Take each line containing the word "matplotlib" and copy it.
◆ ◆ ◆ ◆ ◆
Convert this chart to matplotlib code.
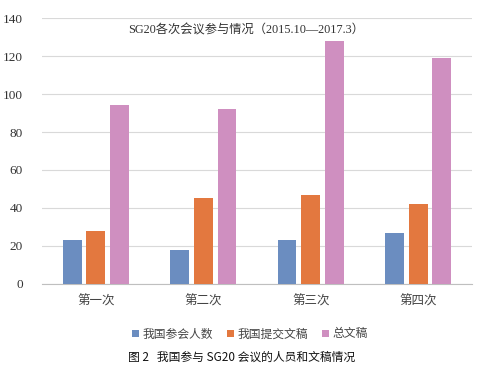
import matplotlib.pyplot as plt
import numpy as np

plt.rcParams['font.family'] = ['Noto Sans CJK SC', 'DejaVu Sans']

categories = ["第一次", "第二次", "第三次", "第四次"]
series_names = ["我国参会人数", "我国提交文稿", "总文稿"]
attendees = [23, 18, 23, 27]
submitted = [28, 45, 47, 42]
total_docs = [94, 92, 128, 119]
colors = ["#6B8DC0", "#E3783F", "#CF8FC0"]

fig = plt.figure(figsize=(4.84, 3.77), dpi=100)
ax = fig.add_axes([0.087, 0.247, 0.888, 0.705])

x = np.arange(len(categories))
w = 0.175
step = 0.22
for i, (vals, name) in enumerate(zip([attendees, submitted, total_docs], series_names)):
    ax.bar(x + (i - 1) * step, vals, width=w, color=colors[i], label=name, zorder=3)

ax.set_xlim(-0.5, len(categories) - 0.5)
ax.set_ylim(0, 140)
ax.set_yticks(range(0, 141, 20))
ax.grid(axis="y", color="#D9D9D9", linewidth=0.8, zorder=0)
for s in ["top", "right", "left"]:
    ax.spines[s].set_visible(False)
ax.spines["bottom"].set_color("#BFBFBF")
ax.tick_params(length=0)
ax.tick_params(axis="y", pad=14)
ax.tick_params(axis="x", pad=8)
ax.set_yticklabels([str(v) for v in range(0, 141, 20)], family="Liberation Serif", fontsize=9.5, color="#333333")
ax.set_xticks(x)
ax.set_xticklabels(categories, fontsize=9, color="#444444")

fig.text(246 / 484, 1 - 30 / 377, "SG20各次会议参与情况（2015.10—2017.3）",
         ha="center", va="center", fontsize=8.8, color="#333333",
         family=["Liberation Serif", "Noto Sans CJK SC"])

fig.legend(loc="center", bbox_to_anchor=(250 / 484, 1 - 334 / 377), ncol=3,
           frameon=False, fontsize=8.5, handlelength=0.6, handleheight=0.6,
           handletextpad=0.3, columnspacing=1.2, labelcolor="#444444")

fig.text(242 / 484, 1 - 357 / 377, "图 2   我国参与 SG20 会议的人员和文稿情况",
         ha="center", va="center", fontsize=8.5, color="#111111")

fig.savefig("out.png", dpi=100)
◆ ◆ ◆ ◆ ◆
__SOLUTION__:
Convert this chart to matplotlib code.
import matplotlib.pyplot as plt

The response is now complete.